» **What you need to do**: Only the lines from the one containing "Generate a web" down to the one containing "1600, 1800, 2000];" should be printed, exactly as they stand, ends included.

_____

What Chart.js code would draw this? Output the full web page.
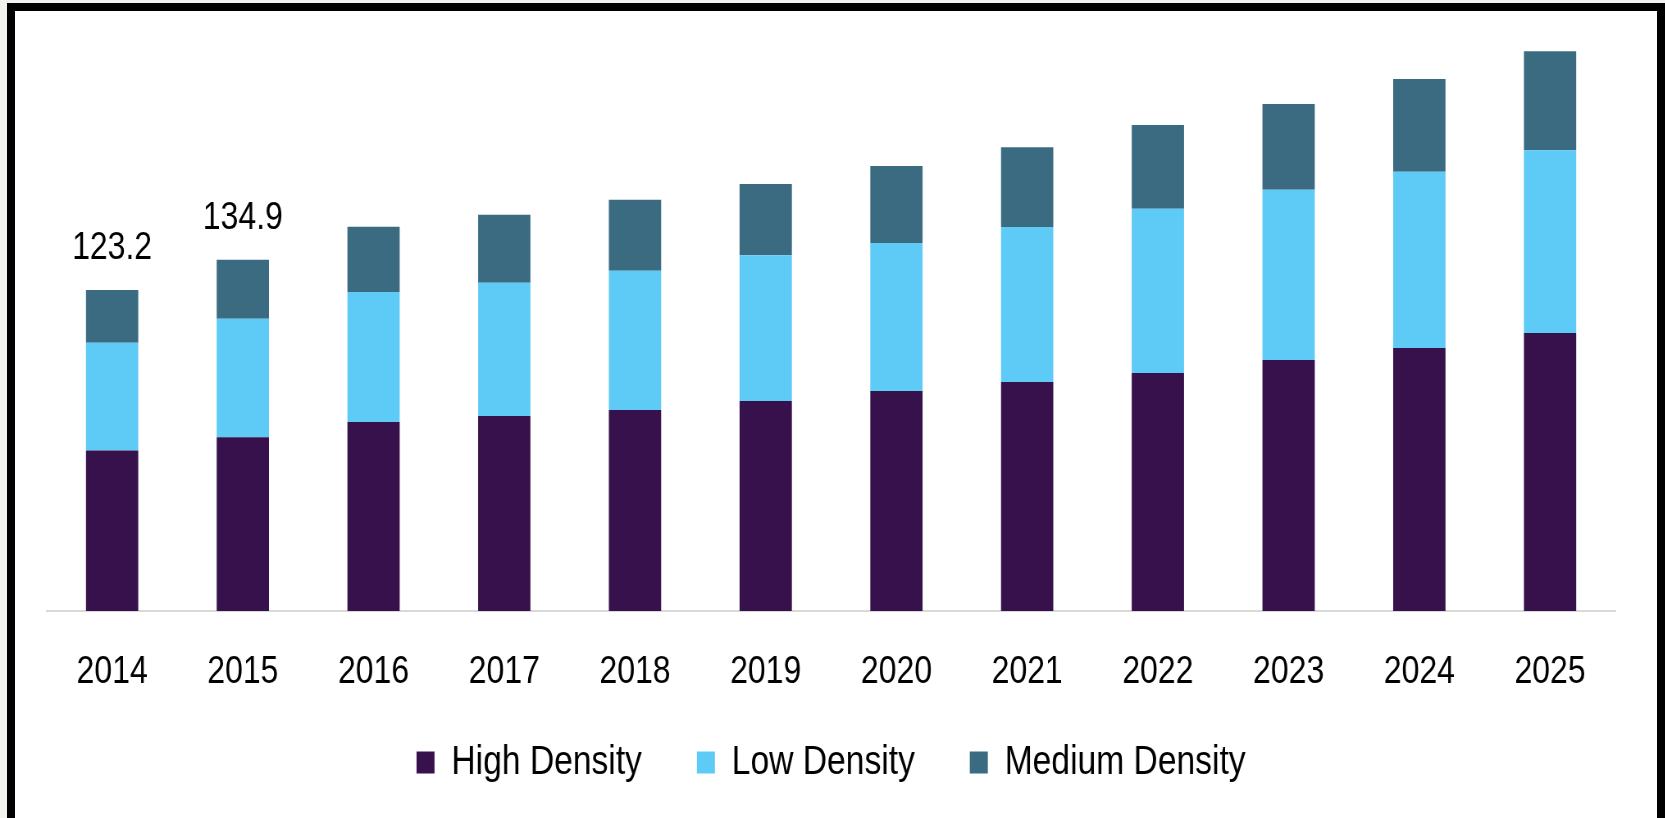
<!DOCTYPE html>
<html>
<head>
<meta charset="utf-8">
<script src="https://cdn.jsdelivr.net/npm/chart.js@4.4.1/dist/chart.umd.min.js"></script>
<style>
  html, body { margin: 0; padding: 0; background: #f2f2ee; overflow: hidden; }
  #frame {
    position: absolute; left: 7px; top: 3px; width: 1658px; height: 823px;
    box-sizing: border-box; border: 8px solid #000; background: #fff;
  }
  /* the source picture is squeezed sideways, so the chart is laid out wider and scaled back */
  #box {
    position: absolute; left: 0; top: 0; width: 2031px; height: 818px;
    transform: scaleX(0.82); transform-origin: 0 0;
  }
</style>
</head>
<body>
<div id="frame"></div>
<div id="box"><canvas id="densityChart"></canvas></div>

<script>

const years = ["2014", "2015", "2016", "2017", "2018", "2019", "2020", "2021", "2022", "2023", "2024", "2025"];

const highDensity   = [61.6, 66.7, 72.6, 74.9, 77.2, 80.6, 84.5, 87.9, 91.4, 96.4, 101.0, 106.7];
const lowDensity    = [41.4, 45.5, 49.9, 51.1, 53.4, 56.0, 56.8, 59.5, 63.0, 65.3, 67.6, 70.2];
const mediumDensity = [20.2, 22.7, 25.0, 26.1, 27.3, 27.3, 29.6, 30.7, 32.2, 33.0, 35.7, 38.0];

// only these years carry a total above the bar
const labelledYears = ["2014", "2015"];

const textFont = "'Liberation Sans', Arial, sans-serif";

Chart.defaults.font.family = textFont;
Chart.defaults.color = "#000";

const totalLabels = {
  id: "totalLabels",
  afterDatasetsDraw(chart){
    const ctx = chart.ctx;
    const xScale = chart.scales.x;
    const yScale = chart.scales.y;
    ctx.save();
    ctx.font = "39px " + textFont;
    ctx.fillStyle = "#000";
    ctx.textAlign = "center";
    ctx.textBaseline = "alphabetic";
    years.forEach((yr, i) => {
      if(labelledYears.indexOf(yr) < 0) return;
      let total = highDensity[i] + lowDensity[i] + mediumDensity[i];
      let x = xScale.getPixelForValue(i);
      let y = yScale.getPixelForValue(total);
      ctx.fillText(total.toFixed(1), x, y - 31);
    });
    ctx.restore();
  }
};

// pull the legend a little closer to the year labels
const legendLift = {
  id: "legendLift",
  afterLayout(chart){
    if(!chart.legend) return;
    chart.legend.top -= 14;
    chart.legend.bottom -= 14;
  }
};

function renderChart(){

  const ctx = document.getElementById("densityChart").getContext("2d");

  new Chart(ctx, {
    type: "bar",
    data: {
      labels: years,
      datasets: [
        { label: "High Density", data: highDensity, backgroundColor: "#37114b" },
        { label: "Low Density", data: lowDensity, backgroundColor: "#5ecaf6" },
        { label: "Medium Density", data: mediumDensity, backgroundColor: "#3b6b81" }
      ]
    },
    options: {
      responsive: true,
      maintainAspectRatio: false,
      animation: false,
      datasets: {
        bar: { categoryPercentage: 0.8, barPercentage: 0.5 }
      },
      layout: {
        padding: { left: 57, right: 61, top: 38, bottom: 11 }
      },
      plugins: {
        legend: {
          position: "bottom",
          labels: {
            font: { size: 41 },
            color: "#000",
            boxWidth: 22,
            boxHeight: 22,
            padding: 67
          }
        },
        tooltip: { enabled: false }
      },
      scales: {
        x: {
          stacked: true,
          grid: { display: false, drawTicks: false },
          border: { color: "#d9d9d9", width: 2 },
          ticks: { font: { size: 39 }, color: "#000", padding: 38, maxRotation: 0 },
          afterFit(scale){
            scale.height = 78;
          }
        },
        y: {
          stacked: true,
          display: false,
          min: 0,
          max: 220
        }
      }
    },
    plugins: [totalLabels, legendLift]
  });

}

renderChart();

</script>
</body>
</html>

_____

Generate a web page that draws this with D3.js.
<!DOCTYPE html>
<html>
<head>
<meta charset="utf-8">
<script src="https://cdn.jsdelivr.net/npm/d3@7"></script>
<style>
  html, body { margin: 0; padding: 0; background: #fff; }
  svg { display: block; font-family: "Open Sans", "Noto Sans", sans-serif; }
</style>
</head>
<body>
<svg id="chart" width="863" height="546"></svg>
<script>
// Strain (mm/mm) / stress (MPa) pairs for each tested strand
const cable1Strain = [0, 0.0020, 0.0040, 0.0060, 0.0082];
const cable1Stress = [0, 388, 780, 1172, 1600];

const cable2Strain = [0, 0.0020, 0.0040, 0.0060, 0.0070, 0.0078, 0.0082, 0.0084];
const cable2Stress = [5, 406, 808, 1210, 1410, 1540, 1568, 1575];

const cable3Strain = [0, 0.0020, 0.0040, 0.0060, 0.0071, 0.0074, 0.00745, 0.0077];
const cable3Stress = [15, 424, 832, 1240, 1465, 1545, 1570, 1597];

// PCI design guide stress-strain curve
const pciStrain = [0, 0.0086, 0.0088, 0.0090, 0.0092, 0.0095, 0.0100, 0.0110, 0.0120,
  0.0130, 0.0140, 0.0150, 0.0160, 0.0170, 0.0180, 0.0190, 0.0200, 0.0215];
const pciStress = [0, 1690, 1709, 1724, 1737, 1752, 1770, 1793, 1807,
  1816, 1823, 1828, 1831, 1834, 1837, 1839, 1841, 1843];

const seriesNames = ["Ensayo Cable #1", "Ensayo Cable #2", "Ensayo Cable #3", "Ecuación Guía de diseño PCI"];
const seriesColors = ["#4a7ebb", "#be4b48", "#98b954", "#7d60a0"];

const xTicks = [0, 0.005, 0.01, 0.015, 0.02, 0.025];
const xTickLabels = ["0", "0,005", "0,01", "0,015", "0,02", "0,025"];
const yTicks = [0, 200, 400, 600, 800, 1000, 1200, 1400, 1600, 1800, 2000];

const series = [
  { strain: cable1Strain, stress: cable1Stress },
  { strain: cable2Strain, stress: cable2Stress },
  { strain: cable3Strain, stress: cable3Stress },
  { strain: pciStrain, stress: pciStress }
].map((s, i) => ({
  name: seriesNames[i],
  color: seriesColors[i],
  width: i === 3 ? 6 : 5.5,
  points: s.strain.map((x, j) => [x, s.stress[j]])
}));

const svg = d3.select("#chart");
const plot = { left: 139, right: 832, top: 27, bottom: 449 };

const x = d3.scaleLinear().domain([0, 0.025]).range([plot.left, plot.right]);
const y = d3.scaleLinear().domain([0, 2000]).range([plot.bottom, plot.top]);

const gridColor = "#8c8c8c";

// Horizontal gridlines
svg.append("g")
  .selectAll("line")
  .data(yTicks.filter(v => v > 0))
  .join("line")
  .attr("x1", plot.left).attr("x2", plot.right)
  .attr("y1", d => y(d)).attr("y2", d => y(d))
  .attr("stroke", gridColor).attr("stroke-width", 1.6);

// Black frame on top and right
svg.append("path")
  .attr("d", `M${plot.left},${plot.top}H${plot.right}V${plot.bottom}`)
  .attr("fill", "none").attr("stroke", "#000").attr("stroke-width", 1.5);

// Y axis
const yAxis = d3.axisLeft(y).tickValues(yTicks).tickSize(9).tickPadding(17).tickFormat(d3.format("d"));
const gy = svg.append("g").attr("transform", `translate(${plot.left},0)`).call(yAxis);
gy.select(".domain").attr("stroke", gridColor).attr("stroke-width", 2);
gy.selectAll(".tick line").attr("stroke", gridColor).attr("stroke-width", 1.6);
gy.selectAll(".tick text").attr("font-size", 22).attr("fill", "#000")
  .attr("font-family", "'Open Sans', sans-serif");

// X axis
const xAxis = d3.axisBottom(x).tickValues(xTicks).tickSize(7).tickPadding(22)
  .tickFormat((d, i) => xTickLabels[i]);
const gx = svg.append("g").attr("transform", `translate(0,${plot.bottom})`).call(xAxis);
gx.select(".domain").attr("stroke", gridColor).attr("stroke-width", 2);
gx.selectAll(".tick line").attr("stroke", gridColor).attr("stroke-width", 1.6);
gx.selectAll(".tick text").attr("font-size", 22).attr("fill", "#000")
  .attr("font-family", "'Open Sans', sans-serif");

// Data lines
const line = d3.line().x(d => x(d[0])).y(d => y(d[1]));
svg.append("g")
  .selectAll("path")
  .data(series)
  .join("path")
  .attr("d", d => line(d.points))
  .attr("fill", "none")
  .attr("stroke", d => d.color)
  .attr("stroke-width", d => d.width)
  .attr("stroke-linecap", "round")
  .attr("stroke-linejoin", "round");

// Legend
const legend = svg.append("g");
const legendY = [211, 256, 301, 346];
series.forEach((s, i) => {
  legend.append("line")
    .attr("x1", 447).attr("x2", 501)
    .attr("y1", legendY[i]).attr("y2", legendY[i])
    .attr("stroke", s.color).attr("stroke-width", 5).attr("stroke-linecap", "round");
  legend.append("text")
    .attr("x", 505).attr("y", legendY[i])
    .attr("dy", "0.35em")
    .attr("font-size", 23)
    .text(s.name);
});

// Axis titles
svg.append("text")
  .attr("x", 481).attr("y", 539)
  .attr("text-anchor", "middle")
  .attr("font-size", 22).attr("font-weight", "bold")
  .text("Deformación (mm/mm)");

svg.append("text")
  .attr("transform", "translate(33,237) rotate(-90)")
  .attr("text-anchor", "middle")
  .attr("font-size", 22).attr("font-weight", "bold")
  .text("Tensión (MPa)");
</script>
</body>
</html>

_____

» **Written solution**:
Generate a web page that draws this with D3.js.
<!DOCTYPE html>
<html>
<head>
<meta charset="utf-8">
<script src="https://cdn.jsdelivr.net/npm/d3@7"></script>
<style>
  html, body { margin: 0; padding: 0; background: #fff; }
  svg { display: block; font-family: "Open Sans", "Noto Sans", sans-serif; }
</style>
</head>
<body>
<svg id="chart" width="863" height="546"></svg>
<script>
// Strain (mm/mm) / stress (MPa) pairs for each tested strand
const cable1Strain = [0, 0.0020, 0.0040, 0.0060, 0.0082];
const cable1Stress = [0, 388, 780, 1172, 1600];

const cable2Strain = [0, 0.0020, 0.0040, 0.0060, 0.0070, 0.0078, 0.0082, 0.0084];
const cable2Stress = [5, 406, 808, 1210, 1410, 1540, 1568, 1575];

const cable3Strain = [0, 0.0020, 0.0040, 0.0060, 0.0071, 0.0074, 0.00745, 0.0077];
const cable3Stress = [15, 424, 832, 1240, 1465, 1545, 1570, 1597];

// PCI design guide stress-strain curve
const pciStrain = [0, 0.0086, 0.0088, 0.0090, 0.0092, 0.0095, 0.0100, 0.0110, 0.0120,
  0.0130, 0.0140, 0.0150, 0.0160, 0.0170, 0.0180, 0.0190, 0.0200, 0.0215];
const pciStress = [0, 1690, 1709, 1724, 1737, 1752, 1770, 1793, 1807,
  1816, 1823, 1828, 1831, 1834, 1837, 1839, 1841, 1843];

const seriesNames = ["Ensayo Cable #1", "Ensayo Cable #2", "Ensayo Cable #3", "Ecuación Guía de diseño PCI"];
const seriesColors = ["#4a7ebb", "#be4b48", "#98b954", "#7d60a0"];

const xTicks = [0, 0.005, 0.01, 0.015, 0.02, 0.025];
const xTickLabels = ["0", "0,005", "0,01", "0,015", "0,02", "0,025"];
const yTicks = [0, 200, 400, 600, 800, 1000, 1200, 1400, 1600, 1800, 2000];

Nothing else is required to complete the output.